I think the part of the conversation between famous author #1 and famous author #2 that was somewhat annoying was the sort of flip, offhand, casual way the diagnosis was put into the public place, more as an excuse than a significant disability.

I sometime wonder about the things we worry about now, face blindness being one of them. And I can’t help but wonder about a character with other, different, but still significant cognitive disorders. Hmm…off to write!

make every word count

In HOW I LIVE NOW, Meg Rosoff does that. The book is sparse, stark, and so is the topic and detail. Yet, without fail, we are in the moment. It is a stunning accomplishment that. And, that it is about dystopian times when we have not only long stories but trilogies filling the booksellers shelves, is part of the attraction of the book.

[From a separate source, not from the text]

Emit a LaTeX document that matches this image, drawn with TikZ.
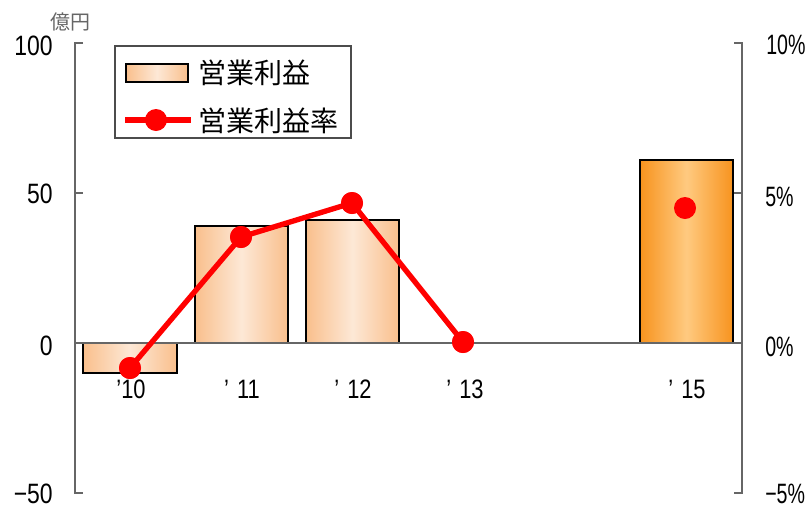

At the  LA SCBWI Conference, in her keynote address, THE HOW OF IT Linda Sue Park talked about exactly that, making every word count. Maxing out words. Ripping away the words that do not bring full weight to the manuscript.

She counsels us to put away our work, and bring it out after a month [not the first time I heard this in this conference]. And when we do, we can be amazed at how it looks now. She provided tools, remember this was a keynote, in the ballroom, twelve hundred people, and it worked like a small workshop.

  • Some rules included watching for orphans in paragraphs
  • take out all the narrative in a dialogue and reinsert only where needed
  • read aloud
  • think of each paragraph as a ‘thought unit’.

But most of all, remember we are bombarded with words. They are cheap currency. We are not paid like Dickens. Make words special.

LA SCBWI WowZer!

What I love about the international SCBWI conferences:

  • I can attend. Just attend. I can go to all the keynotes, panels, breakouts, socials and extras I want. I AM NOT IN CHARGE! And that is awesome.
  • I look for craft based presentations and wowzer! just sit and listen to keynotes.
  • THEN
  • I can also line up ‘acts’ from the big show to play in the sticks, i.e., in the Carolinas region 🙂  This is an opportunity to meet, greet, have a conversation, float an idea about an intensive or conference participation and try to get a commitment.

It’s a tricky thing, being in LA or in NYC, for that matter. There are thousands, well not really, but sometimes the red-lanyard club does seem highly ubiquitous. We talk a lot on our list, exchange ideas, complain, share problems, seek solutions and just generally give support. But, well, there is nothing like face to face to give the added boost to community building. And, we aren’t all even there. We have eighty (?) regions, international and domestic, in SCBWI and a regional team for each one.

These international conferences give time to interact with the home office staff and get to know them. This year, a lot of that interaction time went to the back end of the new website, specifically the registration program which many of us have been turning gray over. Alright, so I was already there, but you get the idea!

This year was a WowZer of a year, actually the years build and they are all WowZer years.  Meg Rosoff, who writes YA like a picture book, making every single solitary word count. Judy Schachner, an author/ illustrator, although those are such limited word choices for her. Stephen Chbosky who gave us a view of classic, Justin Chanda confirming Picture Books are not dead, and the life cycle of children book genres is circular, Aaron Becker, yes, illustrators do some of the best keynotes and even sing, and I could go on and on. And we aren’t even into the breakouts yet.

IMG_0804

Teresa Fannin, Diandra Mae & Bonnie Adamson

I had a special project this year. My sidekick was not able to travel to LA for all the right reasons, which means she was working on finishing up a books with Atheneum. #inlawithoutbonnie was the hashtag on my Facebook account. Bonnie actually went to a lot of places from the registration desk, to telling jokes with Chelsea, to conversations with agents, the illustrator social, the non-fiction social and the international social. Here’s Bonnie with Diandra Mae and me at the illustrator social. 

The opportunity to go is beyond wonderful. The red-lanyard advantage to approach industry professional [writers, illustrators, editors, agents] for the region is exciting. And, the ability to live my writing life at this conference is a gift.